Omit every picture, and retype the lines that run from the beginning of the data below through the line containing "plt.rcParams['mathtext.rm'] = 'Liberation", inclusive.
---------------
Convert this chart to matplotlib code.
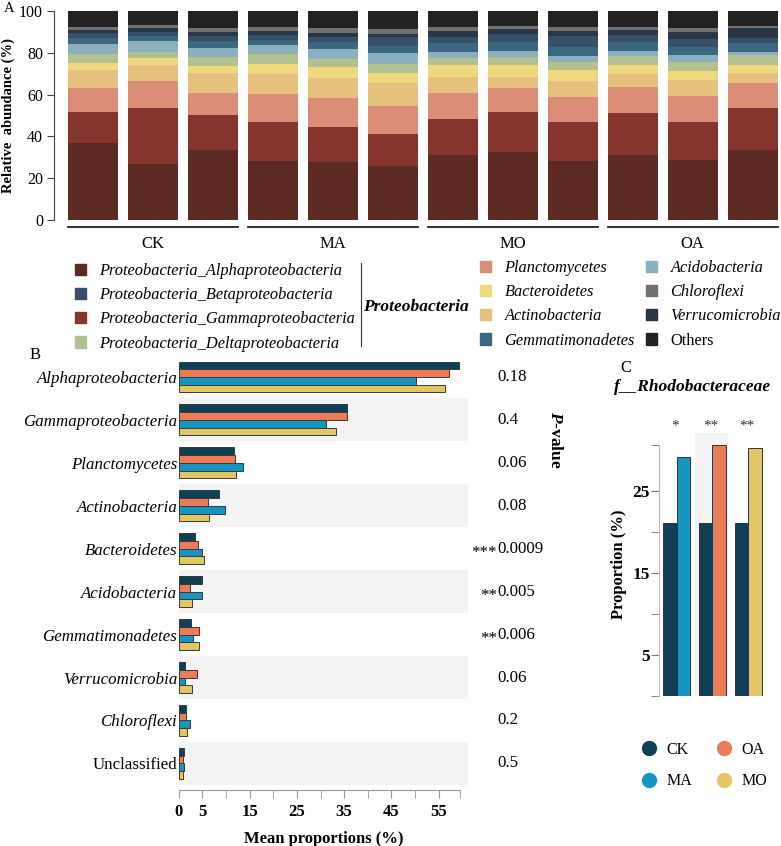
import numpy as np
import matplotlib
matplotlib.use('Agg')
import matplotlib.pyplot as plt
from matplotlib.patches import Patch
from matplotlib.lines import Line2D

plt.rcParams['font.family'] = ['Liberation Serif', 'DejaVu Serif']
plt.rcParams['mathtext.fontset'] = 'custom'
plt.rcParams['mathtext.it'] = 'Liberation Serif:italic:bold'
plt.rcParams['mathtext.rm'] = 'Liberation Serif:bold'

# ---------- panel A: relative abundance per sample (%) ----------
samples = ['CK1', 'CK2', 'CK3', 'MA1', 'MA2', 'MA3', 'MO1', 'MO2', 'MO3', 'OA1', 'OA2', 'OA3']
groups = ['CK', 'MA', 'MO', 'OA']
alpha = [36.7, 27.0, 33.3, 28.2, 27.8, 25.7, 31.1, 32.7, 28.2, 31.1, 28.7, 33.3]
gamma = [14.8, 26.6, 16.9, 18.7, 16.7, 15.6, 17.2, 19.0, 18.5, 20.3, 18.0, 20.4]
plancto = [11.8, 12.9, 10.4, 13.4, 14.0, 13.2, 12.6, 11.6, 12.3, 12.2, 12.6, 11.7]
actino = [8.6, 7.8, 9.7, 9.6, 9.4, 11.2, 7.4, 5.1, 7.5, 6.3, 7.7, 4.8]
bactero = [3.4, 3.4, 3.4, 4.6, 5.3, 4.8, 5.7, 5.8, 5.3, 4.1, 4.1, 4.0]
delta = [4.0, 2.8, 4.4, 4.8, 3.7, 4.0, 3.7, 3.6, 3.6, 4.6, 4.7, 4.6]
acido = [4.7, 5.3, 4.4, 4.3, 4.8, 5.6, 2.5, 3.2, 3.1, 2.1, 3.0, 1.4]
gemma = [2.9, 2.2, 3.0, 2.5, 3.6, 3.2, 4.6, 4.3, 4.4, 4.6, 4.1, 4.3]
beta = [2.4, 2.1, 2.5, 2.4, 2.4, 4.1, 2.6, 3.5, 5.1, 3.2, 3.5, 2.4]
verruco = [1.6, 1.9, 2.0, 1.9, 1.9, 1.4, 3.0, 2.4, 2.6, 2.4, 3.7, 5.1]
chloro = [1.6, 1.5, 1.7, 1.9, 2.3, 2.6, 2.1, 1.6, 1.9, 1.6, 1.9, 1.0]
others = [7.5, 6.5, 8.3, 7.7, 8.1, 8.6, 7.5, 7.2, 7.5, 7.5, 8.0, 7.0]

C_ALPHA, C_BETA, C_GAMMA, C_DELTA = '#5c2a23', '#374f68', '#86342e', '#b3c190'
C_PLANC, C_BACT, C_ACTI, C_GEMM = '#dc8d77', '#efd97e', '#e6c07d', '#3b6781'
C_ACID, C_CHLO, C_VERR, C_OTH = '#8ab0bd', '#707070', '#2a3644', '#222222'

stack = [alpha, gamma, plancto, actino, bactero, delta, acido, gemma, beta, verruco, chloro, others]
stack_cols = [C_ALPHA, C_GAMMA, C_PLANC, C_ACTI, C_BACT, C_DELTA, C_ACID, C_GEMM, C_BETA, C_VERR, C_CHLO, C_OTH]

# ---------- panel B: mean proportions (%) ----------
b_taxa = ['Alphaproteobacteria', 'Gammaproteobacteria', 'Planctomycetes', 'Actinobacteria',
          'Bacteroidetes', 'Acidobacteria', 'Gemmatimonadetes', 'Verrucomicrobia',
          'Chloroflexi', 'Unclassified']
ck_mean = [59.4, 35.5, 11.8, 8.6, 3.4, 4.9, 2.7, 1.3, 1.6, 1.1]
oa_mean = [57.2, 35.6, 12.0, 6.3, 4.0, 2.3, 4.3, 3.8, 1.5, 1.0]
ma_mean = [50.1, 31.1, 13.5, 9.9, 4.9, 4.9, 3.0, 1.4, 2.3, 1.1]
mo_mean = [56.3, 33.2, 12.2, 6.5, 5.4, 2.9, 4.4, 2.9, 1.8, 1.0]
p_values = ['0.18', '0.4', '0.06', '0.08', '0.0009', '0.005', '0.006', '0.06', '0.2', '0.5']
p_stars = ['', '', '', '', '***', '**', '**', '', '', '']

# ---------- panel C: f__Rhodobacteraceae ----------
c_groups = ['MA', 'OA', 'MO']
c_ck = [21.1, 21.1, 21.1]
c_trt = [29.2, 30.6, 30.3]
c_stars = ['*', '**', '**']

CK_C, OA_C, MA_C, MO_C = '#0f3e55', '#ec7b57', '#1596c0', '#e4c565'
trt_cols = {'MA': MA_C, 'OA': OA_C, 'MO': MO_C}

W, H = 781, 846
fig = plt.figure(figsize=(W / 100, H / 100), dpi=100)


def box(l, t, r, b):
    return [l / W, 1 - b / H, (r - l) / W, (b - t) / H]


def fx(px):
    return px / W


def fy(py):
    return 1 - py / H


# ===== A =====
ax_a = fig.add_axes(box(54, 11, 780, 220))
xs = np.arange(len(samples))
bottom = np.zeros(len(samples))
for vals, col in zip(stack, stack_cols):
    ax_a.bar(xs, vals, 0.833, bottom=bottom, color=col, edgecolor='none')
    bottom += np.array(vals)
ax_a.set_xlim(-0.645, 11.455)
ax_a.set_ylim(0, 100)
for s in ['top', 'right', 'bottom']:
    ax_a.spines[s].set_visible(False)
ax_a.spines['left'].set_color('#444444')
ax_a.set_xticks([])
ax_a.set_yticks([0, 20, 40, 60, 80, 100])
ax_a.tick_params(axis='y', labelsize=11.5, length=5, color='#444444', pad=3)
ax_a.set_ylabel('Relative  abundance (%)', fontsize=10.5, fontweight='bold', labelpad=3)
for g, name in enumerate(groups):
    x0, x1 = 3 * g - 0.417, 3 * g + 2.417
    ax_a.plot([x0, x1], [-3.4, -3.4], color='#222222', lw=1.3, clip_on=False)
    ax_a.text(3 * g + 1, -11.5, name, ha='center', va='center', fontsize=12)
fig.text(fx(4), fy(9), 'A', fontsize=10.5, va='center')

# legend of panel A
ital = dict(family='Liberation Serif', style='italic', size=11.8)
leg_kw = dict(loc='upper left', frameon=False, handlelength=0.7, handleheight=0.7,
              handletextpad=0.8, labelspacing=0.5, borderpad=0, borderaxespad=0, prop=ital)
h1 = [Patch(color=c) for c in [C_ALPHA, C_BETA, C_GAMMA, C_DELTA]]
l1 = ['Proteobacteria_Alphaproteobacteria', 'Proteobacteria_Betaproteobacteria',
      'Proteobacteria_Gammaproteobacteria', 'Proteobacteria_Deltaproteobacteria']
fig.legend(h1, l1, bbox_to_anchor=(fx(75), fy(263)), **leg_kw)
h2 = [Patch(color=c) for c in [C_PLANC, C_BACT, C_ACTI, C_GEMM]]
l2 = ['Planctomycetes', 'Bacteroidetes', 'Actinobacteria', 'Gemmatimonadetes']
fig.legend(h2, l2, bbox_to_anchor=(fx(480), fy(260)), **leg_kw)
h3 = [Patch(color=c) for c in [C_ACID, C_CHLO, C_VERR, C_OTH]]
l3 = ['Acidobacteria', 'Chloroflexi', 'Verrucomicrobia', 'Others']
leg3 = fig.legend(h3, l3, bbox_to_anchor=(fx(646), fy(260)), **leg_kw)
leg3.get_texts()[3].set_fontstyle('normal')
fig.add_artist(Line2D([fx(361), fx(361)], [fy(263), fy(346)], color='#333333', lw=0.8))
fig.text(fx(363), fy(307), 'Proteobacteria', fontsize=12.5, fontweight='bold',
         style='italic', va='center')

# ===== B =====
ax_b = fig.add_axes(box(178.7, 355.5, 468, 790))
rows = np.arange(len(b_taxa))
offs = [-0.27, -0.09, 0.09, 0.27]
for k, (vals, col) in enumerate(zip([ck_mean, oa_mean, ma_mean, mo_mean],
                                    [CK_C, OA_C, MA_C, MO_C])):
    ax_b.barh(rows + offs[k], vals, height=0.18, color=col, edgecolor='#3a3a3a',
              lw=0.7, zorder=2)
for i in rows:
    if i % 2 == 1:
        ax_b.axhspan(i - 0.5, i + 0.5, color='#f3f3f3', lw=0, zorder=0)
ax_b.set_ylim(9.62, -0.5)
ax_b.set_xlim(0, 61.2)
for s in ['top', 'right', 'left']:
    ax_b.spines[s].set_visible(False)
ax_b.spines['bottom'].set_color('#999999')
ax_b.spines['bottom'].set_bounds(0, 59.5)
ax_b.set_yticks(rows)
ax_b.set_yticklabels(b_taxa, fontsize=12.2)
for t in ax_b.get_yticklabels():
    if t.get_text() != 'Unclassified':
        t.set_fontstyle('italic')
ax_b.tick_params(axis='y', length=0, pad=1)
ax_b.set_xticks([0, 5, 15, 25, 35, 45, 55])
ax_b.set_xticks([10, 20, 30, 40, 50, 59.5], minor=True)
ax_b.set_xticklabels(['0', '5', '15', '25', '35', '45', '55'], fontsize=12, fontweight='bold')
ax_b.tick_params(axis='x', which='both', length=6, color='#999999', pad=4)
ax_b.set_xlabel('Mean proportions (%)', fontsize=12, fontweight='bold', labelpad=8)
ytr = ax_b.get_yaxis_transform()
for i, (pv, st) in enumerate(zip(p_values, p_stars)):
    ax_b.text(1.1, i, pv, transform=ytr, ha='left', va='center', fontsize=12.2, clip_on=False)
    if st:
        ax_b.text(1.1, i + 0.1, st, transform=ytr, ha='right', va='center', fontsize=12.2,
                  clip_on=False)
fig.text(fx(555), fy(440), r'$P$-value', rotation=270, fontsize=12.5, fontweight='bold',
         ha='center', va='center')
fig.text(fx(30), fy(355), 'B', fontsize=12, va='center')

# ===== C =====
ax_c = fig.add_axes(box(659.3, 433, 764.4, 696))
gx = np.arange(len(c_groups))
ax_c.axvspan(0.51, 1.44, color='#f3f3f3', lw=0, zorder=0)
ax_c.bar(gx - 0.186, c_ck, 0.372, color=CK_C, edgecolor='#333333', lw=0.7, zorder=2)
ax_c.bar(gx + 0.186, c_trt, 0.372, color=[trt_cols[g] for g in c_groups],
         edgecolor='#333333', lw=0.7, zorder=2)
ax_c.set_xlim(-0.486, 2.45)
ax_c.set_ylim(0, 32.1)
for s in ['top', 'right', 'bottom']:
    ax_c.spines[s].set_visible(False)
ax_c.spines['left'].set_color('#bbbbbb')
ax_c.spines['left'].set_bounds(0, 30.6)
ax_c.set_xticks([])
ax_c.set_yticks([5, 15, 25])
ax_c.set_yticks([0, 10, 20, 30.6], minor=True)
ax_c.set_yticklabels(['5', '15', '25'], fontsize=12.5, fontweight='bold')
ax_c.tick_params(axis='y', which='both', length=6, color='#777777', pad=1)
ax_c.set_ylabel('Proportion (%)', fontsize=12, fontweight='bold', labelpad=4)
for g, st in enumerate(c_stars):
    ax_c.text(g - 0.05, 32.9, st, ha='center', va='center', fontsize=11, color='#333333',
              clip_on=False)
fig.text(fx(692), fy(387), 'f__Rhodobacteraceae', fontsize=12.5, fontweight='bold',
         style='italic', ha='center', va='center')
fig.text(fx(620), fy(368), 'C', fontsize=12, va='center')

hc = [Line2D([], [], ls='', marker='o', markersize=10, color=c) for c in [CK_C, MA_C, OA_C, MO_C]]
fig.legend(hc, ['CK', 'MA', 'OA', 'MO'], ncol=2, loc='upper left',
           bbox_to_anchor=(fx(641), fy(742)), frameon=False, fontsize=11.5,
           handlelength=1.0, handletextpad=0.6, columnspacing=1.5, labelspacing=0.95,
           borderpad=0, borderaxespad=0)

fig.savefig('out.png', dpi=100)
---------------
> [Exercise solution]
Convert this chart to matplotlib code.
import numpy as np
import matplotlib
matplotlib.use('Agg')
import matplotlib.pyplot as plt
from matplotlib.patches import Patch
from matplotlib.lines import Line2D

plt.rcParams['font.family'] = ['Liberation Serif', 'DejaVu Serif']
plt.rcParams['mathtext.fontset'] = 'custom'
plt.rcParams['mathtext.it'] = 'Liberation Serif:italic:bold'
plt.rcParams['mathtext.rm'] = 'Liberation Serif:bold'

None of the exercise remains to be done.